In a nondescript concrete building in Louisville, Kentucky, the smell of sweat hung in the air as two teenagers in protective helmets and boxing gloves traded blows at lightning speed, propelled by shouts of encouragement.
Sunshine streamed in from a skylight overhead to illuminate the action at the center of Louisville TKO Boxing Club, where the heirs to Muhammad Ali’s storied legacy are determined to do him proud.
Louisville is the hometown and final resting place of the legendary fighter, who was buried there on June 10 in a send-off befitting the three-time heavyweight champion.
Photo: AFP
At TKO, teens train in the hopes they might be the next Cassius Clay.
On any given day, about 80 youths can be found training here, buoyed by the same quest for greatness that spurred Ali — even if they know that boxing legends like him are rare.

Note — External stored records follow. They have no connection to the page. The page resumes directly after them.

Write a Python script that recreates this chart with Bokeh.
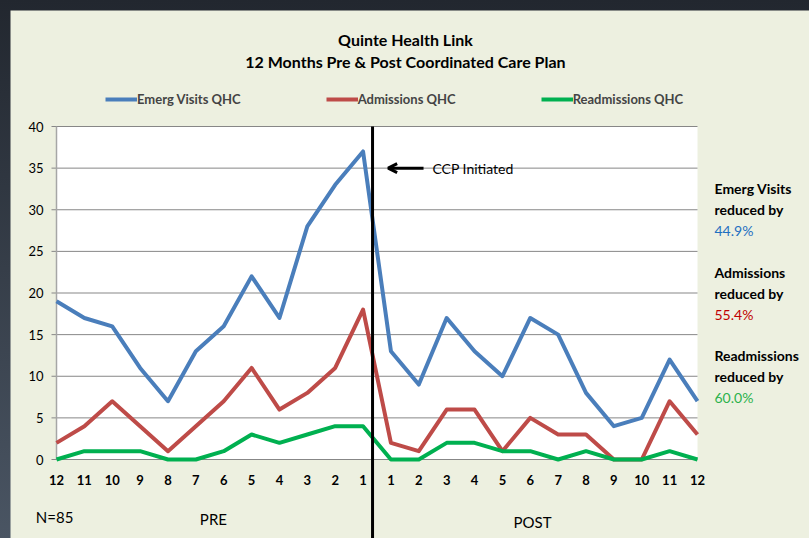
from bokeh.plotting import figure
from bokeh.models import Range1d, Label, Arrow, OpenHead, Legend, LegendItem, BoxAnnotation
from bokeh.core.properties import value
from bokeh.embed import file_html
from bokeh.resources import INLINE

# ---- data ----
months = ["12", "11", "10", "9", "8", "7", "6", "5", "4", "3", "2", "1",
          "1", "2", "3", "4", "5", "6", "7", "8", "9", "10", "11", "12"]
emerg_visits = [19, 17, 16, 11, 7, 13, 16, 22, 17, 28, 33, 37,
                13, 9, 17, 13, 10, 17, 15, 8, 4, 5, 12, 7]
admissions = [2, 4, 7, 4, 1, 4, 7, 11, 6, 8, 11, 18,
              2, 1, 6, 6, 1, 5, 3, 3, 0, 0, 7, 3]
readmissions = [0, 1, 1, 1, 0, 0, 1, 3, 2, 3, 4, 4,
                0, 0, 2, 2, 1, 1, 0, 1, 0, 0, 1, 0]
series_names = ["Emerg Visits QHC", "Admissions QHC", "Readmissions QHC"]
y_ticks = [0, 5, 10, 15, 20, 25, 30, 35, 40]
y_tick_labels = [str(t) for t in y_ticks]
reduction_names = ["Emerg Visits", "Admissions", "Readmissions"]
reduction_pcts = ["44.9%", "55.4%", "60.0%"]

# ---- style / geometry ----
BG = "#EDF0E0"
GRID = "#878787"
AXIS = "#A6A6A6"
LINE_COLORS = ["#4A7EBB", "#BE4B48", "#00B050"]
PCT_COLORS = ["#1F6FC0", "#C00000", "#2BB24C"]
FONT = "Lato"

W, H = 799, 528
PLOT_LEFT, PLOT_RIGHT, PLOT_TOP, PLOT_BOTTOM = 46, 687, 116, 449   # white plot area, px in figure
n = len(months)
px_per_x = (PLOT_RIGHT - PLOT_LEFT) / (n - 1)
px_per_y = (PLOT_BOTTOM - PLOT_TOP) / (y_ticks[-1] - y_ticks[0])
tick_len = 5 / px_per_x

x = list(range(n))

p = figure(width=W, height=H, output_backend="svg", toolbar_location=None,
           x_range=Range1d(-PLOT_LEFT / px_per_x, (W - PLOT_LEFT) / px_per_x),
           y_range=Range1d(-(H - PLOT_BOTTOM) / px_per_y, y_ticks[-1] + PLOT_TOP / px_per_y),
           x_axis_location=None, y_axis_location=None,
           min_border_left=0, min_border_right=0, min_border_top=0, min_border_bottom=0,
           background_fill_color=BG, border_fill_color=BG, outline_line_color=None)
p.grid.visible = False

# white plot area
p.add_layout(BoxAnnotation(left=0, right=n - 1, bottom=y_ticks[0], top=y_ticks[-1],
                           fill_color="white", fill_alpha=1, line_color=None, level="underlay"))

# horizontal gridlines (with outside tick marks)
p.segment(x0=[-tick_len] * len(y_ticks), x1=[n - 1] * len(y_ticks), y0=y_ticks, y1=y_ticks,
          line_color=GRID, line_width=1)
# y axis line
p.segment(x0=[0], x1=[0], y0=[y_ticks[0]], y1=[y_ticks[-1]], line_color=AXIS, line_width=1.5)

# y tick labels
p.text(x=[-13 / px_per_x] * len(y_ticks), y=y_ticks, text=y_tick_labels, text_align="right",
       text_baseline="middle", text_font=value(FONT), text_font_size="13px", text_color="black")

# x category labels
p.text(x=x, y=[-2.52] * n, text=months, text_align="center", text_baseline="middle",
       text_font=value(FONT), text_font_style="bold", text_font_size="13px", text_color="black")

# series
items = []
for vals, name, color in zip([emerg_visits, admissions, readmissions], series_names, LINE_COLORS):
    r = p.line(x, vals, line_width=4, line_color=color, line_join="round")
    items.append(LegendItem(label=name, renderers=[r]))

legend = Legend(items=items, orientation="horizontal", location=(95, 431), spacing=85,
                glyph_width=32, glyph_height=16, label_standoff=0, padding=0, margin=0,
                border_line_color=None, background_fill_alpha=0,
                label_text_font=FONT, label_text_font_style="bold", label_text_font_size="13px")
p.add_layout(legend)

# divider between PRE and POST
divider_x = 11.34
p.segment(x0=[divider_x], x1=[divider_x], y0=[y_ticks[-1]], y1=[-10], line_color="black", line_width=3)

# CCP Initiated arrow
p.add_layout(Arrow(end=OpenHead(size=9, line_width=3, line_color="black"),
                   x_start=13.17, y_start=35, x_end=11.9, y_end=35,
                   line_color="black", line_width=3))
p.add_layout(Label(x=13.49, y=35, text="CCP Initiated", text_baseline="middle",
                   text_font=FONT, text_font_size="14px", text_color="black"))

# title
p.add_layout(Label(x=12.52, y=50.5, text="Quinte Health Link", text_align="center",
                   text_baseline="middle", text_font=FONT, text_font_style="bold",
                   text_font_size="16px", text_color="black"))
p.add_layout(Label(x=12.52, y=47.8, text="12 Months Pre & Post Coordinated Care Plan",
                   text_align="center", text_baseline="middle", text_font=FONT,
                   text_font_style="bold", text_font_size="16px", text_color="black"))

# bottom labels
for tx, ty, t in [(-0.07, -6.85, "N=85"), (5.63, -7.09, "PRE"), (17.08, -7.45, "POST")]:
    p.add_layout(Label(x=tx, y=ty, text=t, text_align="center", text_baseline="middle",
                       text_font=FONT, text_font_size="15px", text_color="black"))

# reduction notes
note_y = [32.55, 22.46, 12.49]
for ny, nm, pct, pc in zip(note_y, reduction_names, reduction_pcts, PCT_COLORS):
    p.add_layout(Label(x=23.61, y=ny, text=nm, text_baseline="middle", text_font=FONT,
                       text_font_style="bold", text_font_size="14px", text_color="black"))
    p.add_layout(Label(x=23.61, y=ny - 2.52, text="reduced by", text_baseline="middle",
                       text_font=FONT, text_font_style="bold", text_font_size="14px",
                       text_color="black"))
    p.add_layout(Label(x=23.61, y=ny - 5.05, text=pct, text_baseline="middle", text_font=FONT,
                       text_font_size="14px", text_color=pc))

html = file_html(p, INLINE, title="Quinte Health Link")
style = ("<style>html{background:#23272E;} body{padding:10px 0 0 10px;"
         "background:linear-gradient(#22272F,#4A5563);}</style>")
html = html.replace("</head>", style + "</head>", 1)
open("out.html", "w").write(html)
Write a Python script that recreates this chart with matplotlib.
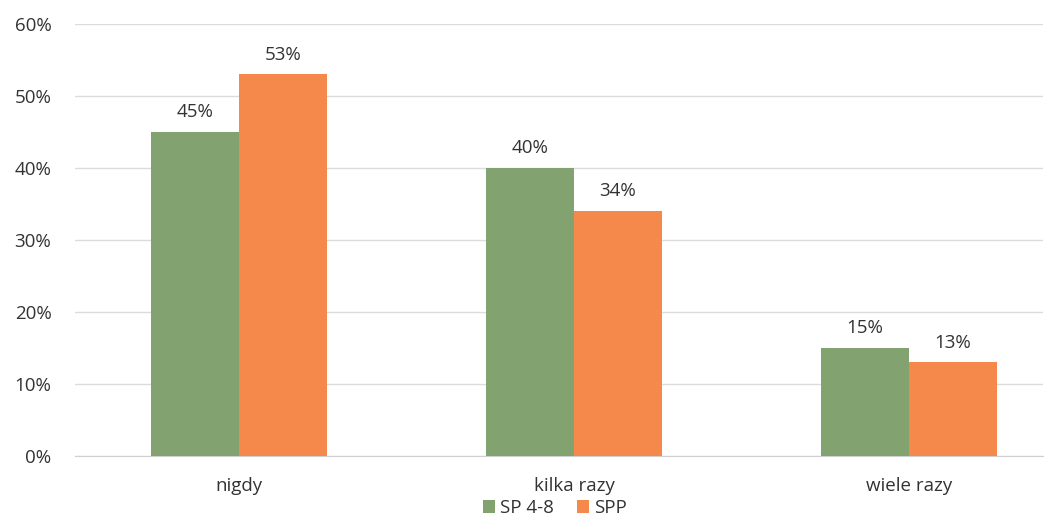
import numpy as np
import matplotlib
matplotlib.use("Agg")
import matplotlib.pyplot as plt
from matplotlib.ticker import FuncFormatter

# data
categories = ["nigdy", "kilka razy", "wiele razy"]
sp48 = [45, 40, 15]
spp = [53, 34, 13]
series_names = ["SP 4-8", "SPP"]

green = "#82A36F"
orange = "#F5884B"

plt.rcParams['font.family'] = ['Open Sans', 'DejaVu Sans']

fig = plt.figure(figsize=(10.63, 5.21), dpi=100)
ax = fig.add_axes([0.0706, 0.1248, 0.9104, 0.8292])

x = np.arange(len(categories))
w = 0.262
b1 = ax.bar(x - w / 2, np.array(sp48) / 100, w, color=green, label=series_names[0], zorder=3)
b2 = ax.bar(x + w / 2, np.array(spp) / 100, w, color=orange, label=series_names[1], zorder=3)

for bars, vals in ((b1, sp48), (b2, spp)):
    for r, v in zip(bars, vals):
        ax.text(r.get_x() + r.get_width() / 2, r.get_height() + 0.015, f"{v}%",
                ha="center", va="bottom", fontsize=13.5, color="#333333")

ax.set_ylim(0, 0.6)
ax.set_xlim(-0.49, 2.4)
ax.set_yticks(np.arange(0, 0.61, 0.1))
ax.yaxis.set_major_formatter(FuncFormatter(lambda v, p: f"{v*100:.0f}%"))
ax.set_xticks(x)
ax.set_xticklabels(categories)
ax.tick_params(axis="both", length=0, labelsize=13.5, colors="#333333")
ax.tick_params(axis="y", pad=17)
ax.tick_params(axis="x", pad=15)

ax.grid(axis="y", color="#dcdcdc", linewidth=1, zorder=0)
for s in ["top", "right", "left"]:
    ax.spines[s].set_visible(False)
ax.spines["bottom"].set_color("#cfcfcf")

fig.legend(loc="lower center", bbox_to_anchor=(0.522, -0.025), ncol=2, frameon=False,
           fontsize=13.5, handlelength=0.65, handleheight=0.65, handletextpad=0.3,
           columnspacing=1.2, labelcolor="#333333")

fig.savefig("out.png", dpi=100, facecolor="white")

“Nobody is close to Muhammad Ali — he is way above everybody else,” said 17-year-old Jeffrey Clancy. “He was so much ahead of his time, it was ridiculous — nobody had really seen fast feet like that in the heavyweight division.”
Jeffrey began boxing 60 years after a young Cassius Clay took up the sport. The young Louisville upstart came to be known for his way with words, but first he learned to let his fists do the talking in the boxing ring.
Clay started training in 1954 at the age of 12 — about the same age as many of the children at TKO — training at a nearby gym that is now part of Spalding University, at a time when Louisville was a segregated city at the crossroads of the Midwest and the Deep South.
He changed his name to Muhammad Ali and rose to become not just Louisville’s favorite son, but, at the height of his fame, “The Champ” — a US and global phenomenon.
Even after his death, Ali remains a larger-than-life presence, nowhere more so than in the minds of the up-and-coming boxers following in his prodigious footsteps.
Stephanie Malone, 24, a recent boxing recruit, said she has adopted Ali’s credo as her own.
“Be yourself and do not let anybody dictate who you are, your drive, your determination,” Malone said, summing up what she said is the crux of Ali’s message.